A well-designed cloud deployment with proper network setup, call routing, backup options, and responsive support can be extremely dependable. That is why phone decisions should not be separated from IT planning. Your phones are part of your operating environment, not a standalone utility.
Security matters more than most buyers expect
Phone systems carry customer conversations, voicemails, internal discussions, and in some industries, regulated information. Security should not be an afterthought.
Cloud providers often offer stronger built-in controls than older on-premise setups, including admin permissions, encrypted traffic, audit visibility, and more consistent patching. But your security still depends on user access, password hygiene, endpoint management, and network protection.
Traditional systems can also be secure, but older environments are often neglected. Unsupported firmware, weak admin controls, and undocumented configurations are common problems.
If your business already thinks seriously about cybersecurity and compliance, your phone system should be part of that same conversation.
User experience can make or break adoption
A phone system can look great in a quote and still fail in real life if your team hates using it.
Desk phones often win on familiarity. Pick up the handset, press a button, transfer the call. For some front-desk and high-volume roles, that physical workflow is still the fastest option.

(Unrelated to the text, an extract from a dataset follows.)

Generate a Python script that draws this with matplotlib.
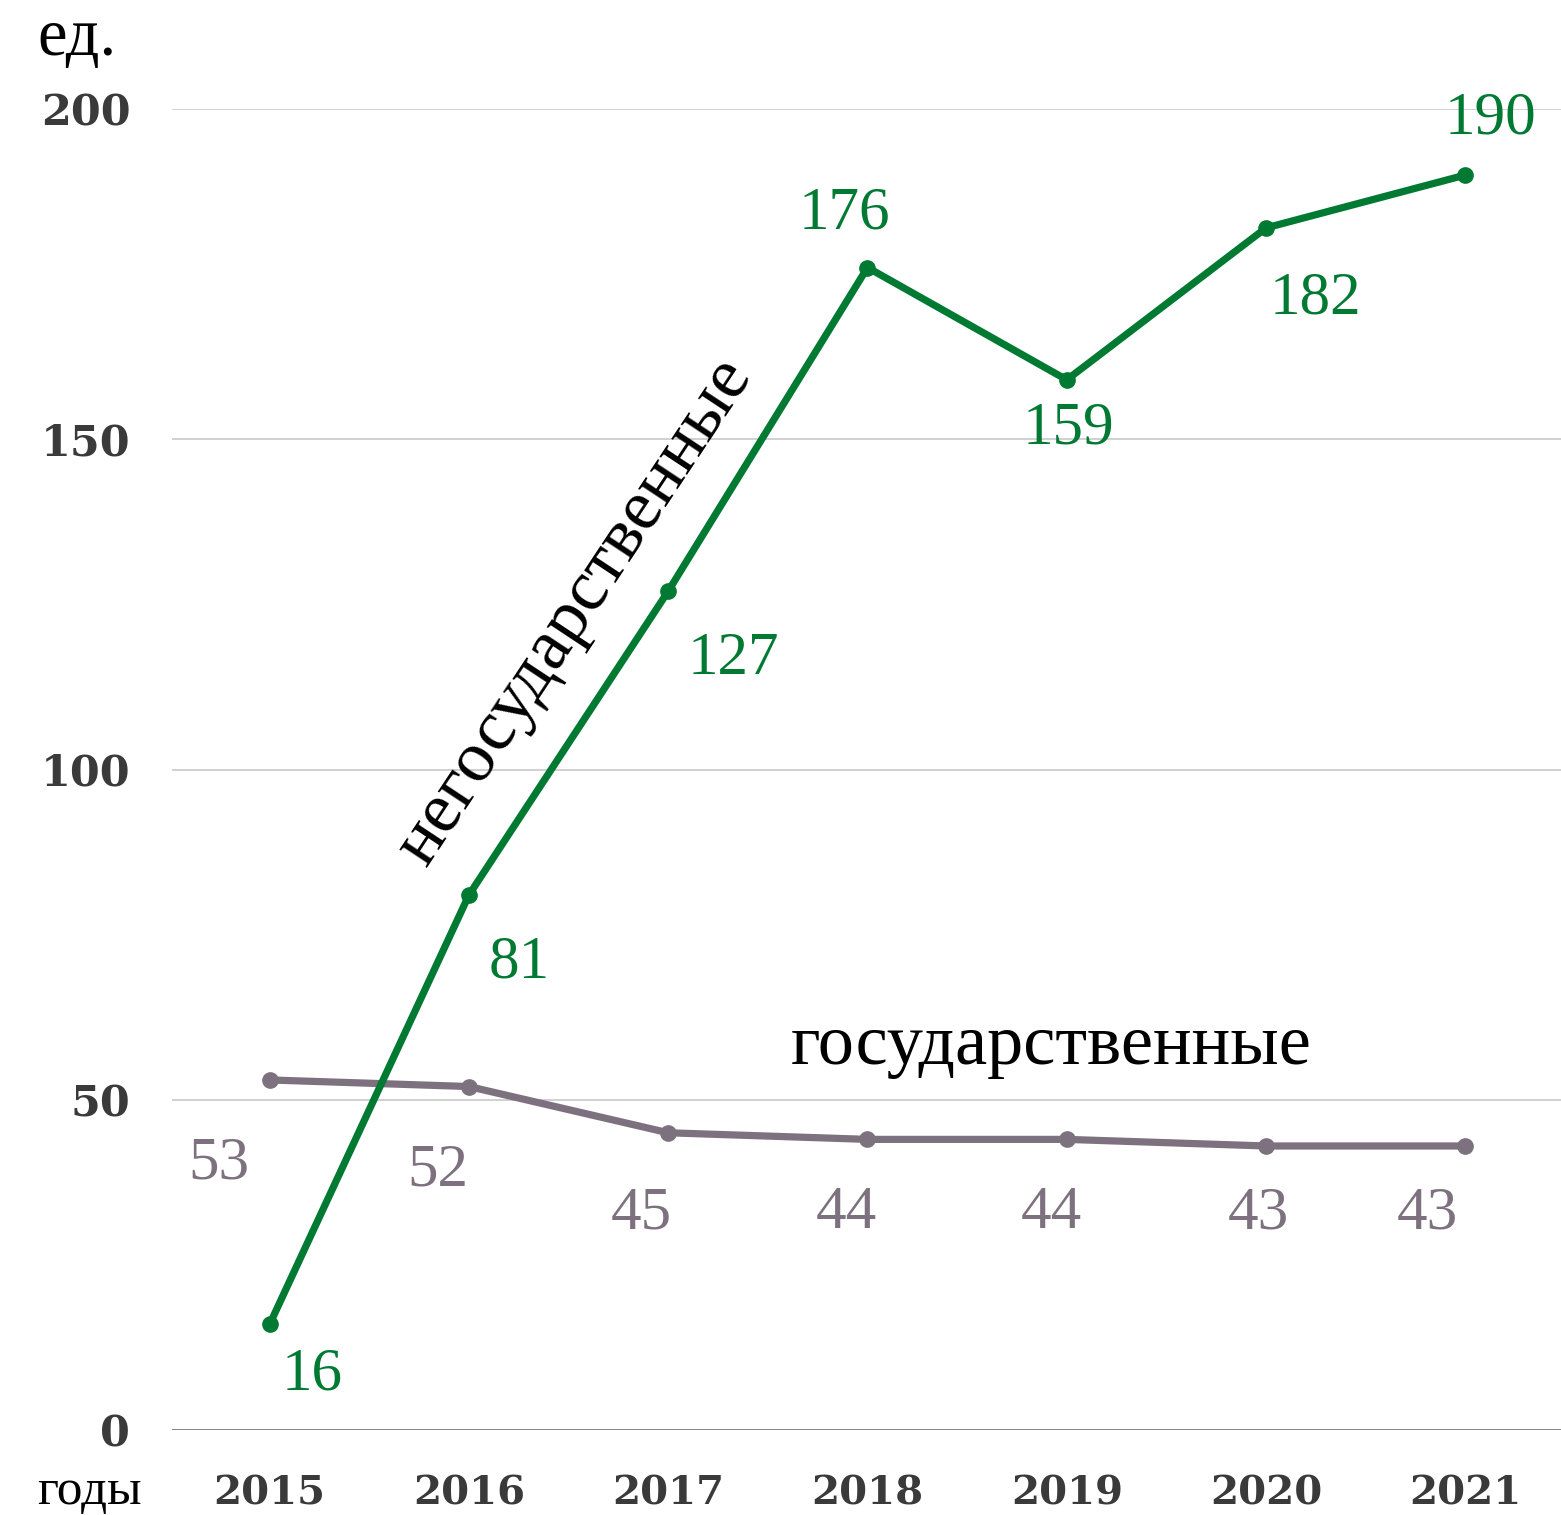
import matplotlib.pyplot as plt
import numpy as np

years = ['2015', '2016', '2017', '2018', '2019', '2020', '2021']
negos = [16, 81, 127, 176, 159, 182, 190]
gos = [53, 52, 45, 44, 44, 43, 43]
yticks = [0, 50, 100, 150, 200]

# label offsets in pixels relative to the point
negos_off = [(43, -50), (50, -68), (65, -68), (-23, 54), (2, -49), (49, -71), (25, 56)]
gos_off = [(-51, -84), (-31, -84), (-27, -81), (-21, -74), (-15, -74), (-8, -68), (-38, -68)]

green = '#007a33'
grey = '#7d717f'
tick_col = '#3a3a3a'
serif = ['Liberation Serif', 'DejaVu Serif']

fig = plt.figure(figsize=(15.61, 15.15), dpi=100)
ax = fig.add_axes([172 / 1561, 85 / 1515, 1 - 172 / 1561, (1430 - 109) / 1515])

x = np.arange(len(years))
ax.plot(x, gos, color=grey, lw=5.2, marker='o', ms=11, zorder=3)
ax.plot(x, negos, color=green, lw=5.2, marker='o', ms=11, zorder=4)

for xi, v, off in zip(x, negos, negos_off):
    ax.annotate(str(v), (xi, v), xytext=off, textcoords='offset pixels',
                ha='center', va='center', color=green, fontsize=44,
                family=serif)
for xi, v, off in zip(x, gos, gos_off):
    ax.annotate(str(v), (xi, v), xytext=off, textcoords='offset pixels',
                ha='center', va='center', color=grey, fontsize=44,
                family=serif)

ax.set_xlim(-0.49, 6.48)
ax.set_ylim(0, 200)
ax.set_yticks(yticks)
ax.set_xticks(x)
ax.set_xticklabels(years)
for lab in ax.get_xticklabels():
    lab.set_fontsize(29)
for lab in ax.get_yticklabels():
    lab.set_fontsize(31)
for lab in ax.get_xticklabels() + ax.get_yticklabels():
    lab.set_family('DejaVu Serif')
    lab.set_fontweight('bold')
    lab.set_color(tick_col)
ax.tick_params(axis='y', length=0, pad=30)
ax.tick_params(axis='x', length=0, pad=32)

for t in yticks[1:]:
    ax.axhline(t, color='#c8c8c8', lw=1.2, zorder=1)
ax.axhline(0, color='#7a7a7a', lw=2.0, zorder=1)
for s in ax.spines.values():
    s.set_visible(False)

# series names
ax.text(3.92, 58, 'государственные', ha='center', va='center', fontsize=52,
        family=serif, color='black')
ax.text(1.53, 124, 'негосударственные', ha='center', va='center', fontsize=52,
        family=serif, color='black', rotation=56.5, rotation_mode='anchor')

fig.text(37 / 1561, 1 - 38 / 1515, 'ед.', ha='left', va='center', fontsize=48,
         family=serif, color='black')
fig.text(37 / 1561, 1 - 1492 / 1515, 'годы', ha='left', va='center', fontsize=37,
         family=serif, color='black')

fig.savefig('out.png', dpi=100)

Cloud systems win on flexibility and feature depth, but only if they are implemented well. Poor training, bloated interfaces, and messy call routing create frustration fast. The right setup should match how each role actually works. Some employees may want a physical handset. Others may work best with a headset and softphone app. Many businesses end up with a mix, which is often the smartest answer.
This is not an all-or-nothing choice. Cloud systems can still include desk phones. That is an important point many buyers miss.

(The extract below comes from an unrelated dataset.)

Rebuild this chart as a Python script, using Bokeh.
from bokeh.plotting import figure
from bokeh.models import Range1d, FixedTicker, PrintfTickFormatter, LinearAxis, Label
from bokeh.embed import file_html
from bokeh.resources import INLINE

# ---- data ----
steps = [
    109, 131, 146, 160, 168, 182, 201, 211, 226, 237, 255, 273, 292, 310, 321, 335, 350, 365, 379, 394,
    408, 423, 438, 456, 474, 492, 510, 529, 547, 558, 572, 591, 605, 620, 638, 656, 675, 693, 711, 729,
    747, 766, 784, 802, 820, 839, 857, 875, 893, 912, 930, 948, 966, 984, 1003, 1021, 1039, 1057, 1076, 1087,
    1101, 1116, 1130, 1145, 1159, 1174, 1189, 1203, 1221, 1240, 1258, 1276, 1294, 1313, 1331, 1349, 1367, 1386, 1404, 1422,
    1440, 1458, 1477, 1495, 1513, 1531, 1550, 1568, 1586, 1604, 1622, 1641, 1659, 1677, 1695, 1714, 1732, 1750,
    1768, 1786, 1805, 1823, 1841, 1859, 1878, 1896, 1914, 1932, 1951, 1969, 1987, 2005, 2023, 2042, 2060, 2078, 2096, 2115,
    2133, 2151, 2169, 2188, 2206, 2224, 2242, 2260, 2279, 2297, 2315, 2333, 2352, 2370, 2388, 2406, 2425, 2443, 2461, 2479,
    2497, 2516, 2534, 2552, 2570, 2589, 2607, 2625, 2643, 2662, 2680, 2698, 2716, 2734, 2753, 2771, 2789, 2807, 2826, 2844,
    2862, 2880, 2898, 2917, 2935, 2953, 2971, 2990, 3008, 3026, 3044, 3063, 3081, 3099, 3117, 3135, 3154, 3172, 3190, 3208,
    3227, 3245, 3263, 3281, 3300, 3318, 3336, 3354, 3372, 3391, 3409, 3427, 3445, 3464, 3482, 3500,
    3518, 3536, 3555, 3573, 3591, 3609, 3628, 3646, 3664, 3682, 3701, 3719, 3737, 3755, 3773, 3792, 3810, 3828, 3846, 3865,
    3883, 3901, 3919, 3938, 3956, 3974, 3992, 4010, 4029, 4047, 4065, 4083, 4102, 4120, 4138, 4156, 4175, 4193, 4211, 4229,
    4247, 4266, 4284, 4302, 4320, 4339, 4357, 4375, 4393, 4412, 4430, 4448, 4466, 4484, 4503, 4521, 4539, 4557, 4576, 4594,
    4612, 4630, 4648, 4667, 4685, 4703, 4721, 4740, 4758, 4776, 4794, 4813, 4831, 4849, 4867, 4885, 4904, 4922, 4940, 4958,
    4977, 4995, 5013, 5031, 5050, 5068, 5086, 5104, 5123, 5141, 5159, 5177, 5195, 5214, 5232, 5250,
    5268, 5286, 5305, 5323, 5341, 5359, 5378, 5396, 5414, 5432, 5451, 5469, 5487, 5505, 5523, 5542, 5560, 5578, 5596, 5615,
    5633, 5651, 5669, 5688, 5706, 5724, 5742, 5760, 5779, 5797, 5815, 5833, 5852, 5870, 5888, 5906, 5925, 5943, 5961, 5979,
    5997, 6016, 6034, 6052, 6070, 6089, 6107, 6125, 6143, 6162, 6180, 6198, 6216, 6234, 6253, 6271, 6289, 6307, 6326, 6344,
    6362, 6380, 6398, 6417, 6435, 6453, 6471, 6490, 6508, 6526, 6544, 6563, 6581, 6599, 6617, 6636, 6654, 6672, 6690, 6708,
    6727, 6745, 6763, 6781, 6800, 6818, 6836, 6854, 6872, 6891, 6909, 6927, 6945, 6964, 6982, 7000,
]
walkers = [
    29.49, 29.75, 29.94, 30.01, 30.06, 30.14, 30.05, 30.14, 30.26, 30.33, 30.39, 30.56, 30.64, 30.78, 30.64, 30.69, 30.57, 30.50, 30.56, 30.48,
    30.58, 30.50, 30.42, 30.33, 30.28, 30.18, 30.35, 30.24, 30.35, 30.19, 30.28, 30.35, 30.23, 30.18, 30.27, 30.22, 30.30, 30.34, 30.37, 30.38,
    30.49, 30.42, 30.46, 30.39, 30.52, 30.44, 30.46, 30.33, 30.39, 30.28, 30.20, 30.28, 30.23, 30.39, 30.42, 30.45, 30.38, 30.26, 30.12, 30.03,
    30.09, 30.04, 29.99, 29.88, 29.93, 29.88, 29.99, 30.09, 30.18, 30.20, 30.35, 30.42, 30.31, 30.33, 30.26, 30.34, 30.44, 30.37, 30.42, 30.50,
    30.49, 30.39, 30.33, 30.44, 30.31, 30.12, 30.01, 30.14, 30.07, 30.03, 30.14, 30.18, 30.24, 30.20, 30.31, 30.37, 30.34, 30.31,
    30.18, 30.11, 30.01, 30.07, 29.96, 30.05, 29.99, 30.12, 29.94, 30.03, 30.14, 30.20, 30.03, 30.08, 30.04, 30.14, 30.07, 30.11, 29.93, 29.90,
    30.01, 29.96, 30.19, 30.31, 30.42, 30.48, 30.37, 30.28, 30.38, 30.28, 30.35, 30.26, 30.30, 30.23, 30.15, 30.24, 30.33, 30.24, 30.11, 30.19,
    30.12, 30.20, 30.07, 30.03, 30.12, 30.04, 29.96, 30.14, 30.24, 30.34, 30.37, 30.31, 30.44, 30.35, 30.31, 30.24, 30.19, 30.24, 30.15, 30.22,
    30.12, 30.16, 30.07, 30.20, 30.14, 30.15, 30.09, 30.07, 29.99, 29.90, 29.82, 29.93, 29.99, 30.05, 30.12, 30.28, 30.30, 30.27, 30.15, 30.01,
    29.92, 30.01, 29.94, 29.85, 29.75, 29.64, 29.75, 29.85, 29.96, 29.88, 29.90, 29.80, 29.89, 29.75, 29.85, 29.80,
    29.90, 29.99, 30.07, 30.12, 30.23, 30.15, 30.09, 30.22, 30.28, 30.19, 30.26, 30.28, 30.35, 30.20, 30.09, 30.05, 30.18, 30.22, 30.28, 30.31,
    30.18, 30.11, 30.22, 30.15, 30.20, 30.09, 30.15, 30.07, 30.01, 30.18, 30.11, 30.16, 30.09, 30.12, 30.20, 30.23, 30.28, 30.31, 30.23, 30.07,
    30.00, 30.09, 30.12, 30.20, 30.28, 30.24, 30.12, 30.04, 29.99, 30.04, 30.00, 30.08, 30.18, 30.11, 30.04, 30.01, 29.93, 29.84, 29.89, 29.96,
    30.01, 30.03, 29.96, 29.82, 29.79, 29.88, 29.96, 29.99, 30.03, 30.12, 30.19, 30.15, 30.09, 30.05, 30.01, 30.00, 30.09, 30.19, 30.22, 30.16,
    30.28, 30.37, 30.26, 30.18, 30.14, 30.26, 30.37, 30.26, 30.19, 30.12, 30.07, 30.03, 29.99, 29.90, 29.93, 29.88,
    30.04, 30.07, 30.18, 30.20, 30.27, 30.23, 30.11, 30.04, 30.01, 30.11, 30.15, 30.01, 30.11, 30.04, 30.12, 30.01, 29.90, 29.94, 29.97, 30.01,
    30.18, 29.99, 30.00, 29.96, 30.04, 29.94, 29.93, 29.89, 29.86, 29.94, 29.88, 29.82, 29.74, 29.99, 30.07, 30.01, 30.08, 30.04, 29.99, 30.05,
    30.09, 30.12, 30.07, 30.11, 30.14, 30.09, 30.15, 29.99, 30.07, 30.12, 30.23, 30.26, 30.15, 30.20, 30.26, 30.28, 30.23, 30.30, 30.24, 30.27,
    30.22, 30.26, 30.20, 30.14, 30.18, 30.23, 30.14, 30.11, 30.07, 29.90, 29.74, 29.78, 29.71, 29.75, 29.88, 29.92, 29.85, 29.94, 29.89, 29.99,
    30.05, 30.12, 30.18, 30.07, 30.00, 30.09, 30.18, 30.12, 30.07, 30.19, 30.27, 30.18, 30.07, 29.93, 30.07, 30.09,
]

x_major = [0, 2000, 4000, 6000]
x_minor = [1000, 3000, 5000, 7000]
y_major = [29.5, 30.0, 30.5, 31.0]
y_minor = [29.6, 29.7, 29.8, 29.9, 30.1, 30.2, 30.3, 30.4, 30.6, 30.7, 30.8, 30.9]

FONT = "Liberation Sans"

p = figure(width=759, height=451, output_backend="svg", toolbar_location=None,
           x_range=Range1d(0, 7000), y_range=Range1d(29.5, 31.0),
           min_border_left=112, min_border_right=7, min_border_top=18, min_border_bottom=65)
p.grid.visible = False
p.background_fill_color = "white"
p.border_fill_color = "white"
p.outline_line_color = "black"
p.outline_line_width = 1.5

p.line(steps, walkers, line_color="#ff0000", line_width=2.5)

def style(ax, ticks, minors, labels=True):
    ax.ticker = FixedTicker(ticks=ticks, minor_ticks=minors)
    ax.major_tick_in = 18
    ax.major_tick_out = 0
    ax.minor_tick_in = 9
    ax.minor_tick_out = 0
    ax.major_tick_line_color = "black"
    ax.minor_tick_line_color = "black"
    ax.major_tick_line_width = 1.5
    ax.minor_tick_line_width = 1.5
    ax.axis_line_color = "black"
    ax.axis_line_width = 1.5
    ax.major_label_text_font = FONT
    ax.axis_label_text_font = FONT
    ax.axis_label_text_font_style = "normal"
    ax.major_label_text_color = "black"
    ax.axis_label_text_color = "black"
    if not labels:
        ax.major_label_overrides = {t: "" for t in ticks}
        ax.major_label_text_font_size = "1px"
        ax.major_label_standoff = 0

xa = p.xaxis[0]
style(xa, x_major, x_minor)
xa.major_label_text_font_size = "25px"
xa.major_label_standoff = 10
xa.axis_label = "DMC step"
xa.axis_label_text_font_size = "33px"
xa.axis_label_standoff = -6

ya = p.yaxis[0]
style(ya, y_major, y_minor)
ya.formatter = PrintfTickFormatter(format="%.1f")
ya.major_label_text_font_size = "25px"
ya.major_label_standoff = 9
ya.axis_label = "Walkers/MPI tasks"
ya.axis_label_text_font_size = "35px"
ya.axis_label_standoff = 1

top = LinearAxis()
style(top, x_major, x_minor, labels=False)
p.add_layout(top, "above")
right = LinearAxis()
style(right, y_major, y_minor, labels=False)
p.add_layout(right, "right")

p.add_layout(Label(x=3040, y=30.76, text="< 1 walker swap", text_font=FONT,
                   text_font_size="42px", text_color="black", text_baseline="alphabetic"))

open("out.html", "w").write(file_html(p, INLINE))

How to decide what fits your business
If your team works entirely from one location, your current setup is stable, and your calling needs are basic, desk phones may still be enough for now. If your business is growing, adding locations, supporting hybrid staff, or trying to improve responsiveness without adding complexity, cloud deserves serious attention.
Start with your actual use case, not the trend. Look at how calls move through the business, who needs mobility, what downtime would cost, and how much support your internal team can realistically handle. Then look at the network, security, and vendor responsiveness behind the phone system.
For many small and mid-sized businesses, the right answer is not choosing old versus new. It is choosing a system that supports the way the business actually operates today and where it is headed next.
That is why a lot of organizations benefit from working with one accountable partner that can evaluate phones, network readiness, security, and support together instead of treating each piece like a separate project. When those pieces are aligned, the phone system stops being a recurring problem and starts doing its job.
The best phone system is the one your team can trust on a busy Monday morning, during a staff change, and in the middle of an outage. Pick the setup that keeps calls moving and your business easier to run.